GIVEN RECORDS:
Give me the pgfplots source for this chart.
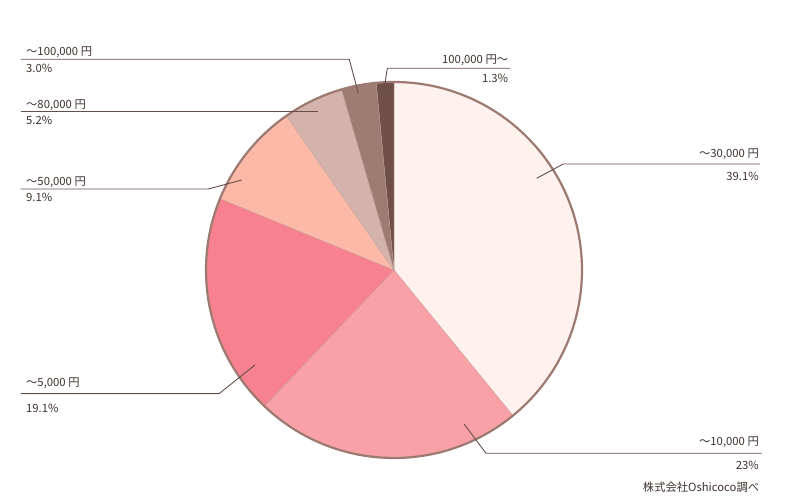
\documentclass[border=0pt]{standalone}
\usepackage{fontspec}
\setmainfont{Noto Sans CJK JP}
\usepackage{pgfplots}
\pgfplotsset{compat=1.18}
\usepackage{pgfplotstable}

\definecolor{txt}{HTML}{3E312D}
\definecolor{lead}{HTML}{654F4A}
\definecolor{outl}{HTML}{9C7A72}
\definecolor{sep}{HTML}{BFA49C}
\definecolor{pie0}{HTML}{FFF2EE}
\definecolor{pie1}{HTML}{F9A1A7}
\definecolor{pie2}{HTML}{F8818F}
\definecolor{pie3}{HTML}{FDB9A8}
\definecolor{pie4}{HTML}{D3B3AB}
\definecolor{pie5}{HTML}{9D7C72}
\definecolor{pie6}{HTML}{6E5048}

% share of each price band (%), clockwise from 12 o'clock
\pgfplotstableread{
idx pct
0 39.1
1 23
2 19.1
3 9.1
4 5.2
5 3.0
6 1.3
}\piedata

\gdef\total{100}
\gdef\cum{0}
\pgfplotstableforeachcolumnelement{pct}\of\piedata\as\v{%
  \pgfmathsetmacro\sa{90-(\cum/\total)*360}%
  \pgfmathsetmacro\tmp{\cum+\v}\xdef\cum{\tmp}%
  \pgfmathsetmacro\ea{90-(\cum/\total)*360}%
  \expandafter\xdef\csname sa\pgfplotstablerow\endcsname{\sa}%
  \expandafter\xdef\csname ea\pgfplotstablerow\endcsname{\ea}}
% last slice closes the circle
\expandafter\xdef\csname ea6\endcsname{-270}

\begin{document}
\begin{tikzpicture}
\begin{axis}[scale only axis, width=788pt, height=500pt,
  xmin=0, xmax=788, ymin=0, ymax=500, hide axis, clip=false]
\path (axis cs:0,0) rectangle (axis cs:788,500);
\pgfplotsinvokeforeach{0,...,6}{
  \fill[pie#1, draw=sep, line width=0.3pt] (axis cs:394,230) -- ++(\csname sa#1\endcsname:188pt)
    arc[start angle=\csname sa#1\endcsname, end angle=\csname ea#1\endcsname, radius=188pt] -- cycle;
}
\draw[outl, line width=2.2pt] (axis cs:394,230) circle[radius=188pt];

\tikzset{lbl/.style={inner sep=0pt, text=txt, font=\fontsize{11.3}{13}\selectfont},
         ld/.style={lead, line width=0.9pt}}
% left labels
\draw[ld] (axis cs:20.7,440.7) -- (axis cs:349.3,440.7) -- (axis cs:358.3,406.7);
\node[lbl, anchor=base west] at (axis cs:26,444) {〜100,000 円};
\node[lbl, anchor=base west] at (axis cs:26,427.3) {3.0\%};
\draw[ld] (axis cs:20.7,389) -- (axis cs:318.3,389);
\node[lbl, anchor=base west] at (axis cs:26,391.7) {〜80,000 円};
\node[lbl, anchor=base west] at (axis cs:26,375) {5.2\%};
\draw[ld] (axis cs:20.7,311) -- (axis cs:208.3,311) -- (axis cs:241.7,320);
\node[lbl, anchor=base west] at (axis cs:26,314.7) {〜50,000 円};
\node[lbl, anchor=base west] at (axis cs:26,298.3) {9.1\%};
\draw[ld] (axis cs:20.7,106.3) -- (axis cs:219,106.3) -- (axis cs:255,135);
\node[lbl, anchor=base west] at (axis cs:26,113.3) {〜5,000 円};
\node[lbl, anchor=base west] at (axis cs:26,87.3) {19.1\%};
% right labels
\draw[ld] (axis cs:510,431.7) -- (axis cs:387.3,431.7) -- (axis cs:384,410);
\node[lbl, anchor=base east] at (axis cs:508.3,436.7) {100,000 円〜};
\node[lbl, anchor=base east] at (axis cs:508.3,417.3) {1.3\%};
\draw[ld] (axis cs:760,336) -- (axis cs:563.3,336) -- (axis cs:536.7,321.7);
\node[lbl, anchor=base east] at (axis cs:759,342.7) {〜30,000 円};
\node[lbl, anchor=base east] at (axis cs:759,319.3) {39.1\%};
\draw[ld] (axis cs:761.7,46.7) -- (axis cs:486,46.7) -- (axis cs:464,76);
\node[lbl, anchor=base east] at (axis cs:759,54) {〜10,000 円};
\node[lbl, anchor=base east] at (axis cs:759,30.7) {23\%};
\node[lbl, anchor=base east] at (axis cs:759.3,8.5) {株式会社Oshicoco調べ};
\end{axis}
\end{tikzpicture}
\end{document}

==

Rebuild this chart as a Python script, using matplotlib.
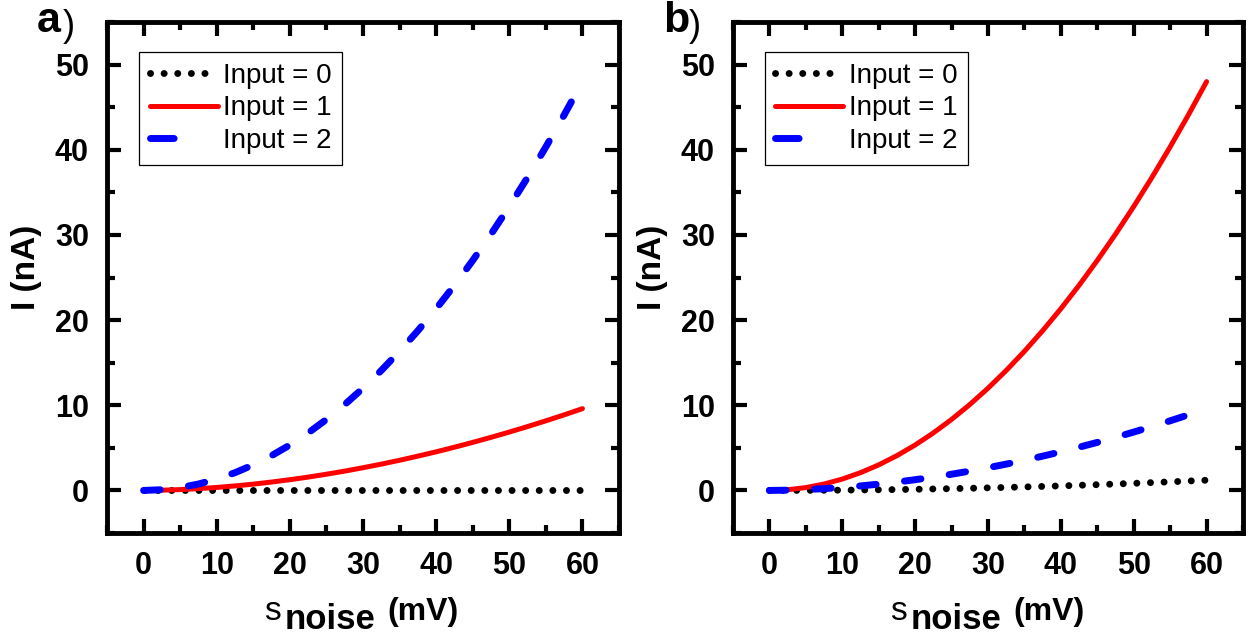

EXERCISE DIRECTIONS:
Look over the material above and show each line where "chart" appears.

FINISHED EXERCISE:
Give me the pgfplots source for this chart.
Rebuild this chart as a Python script, using matplotlib.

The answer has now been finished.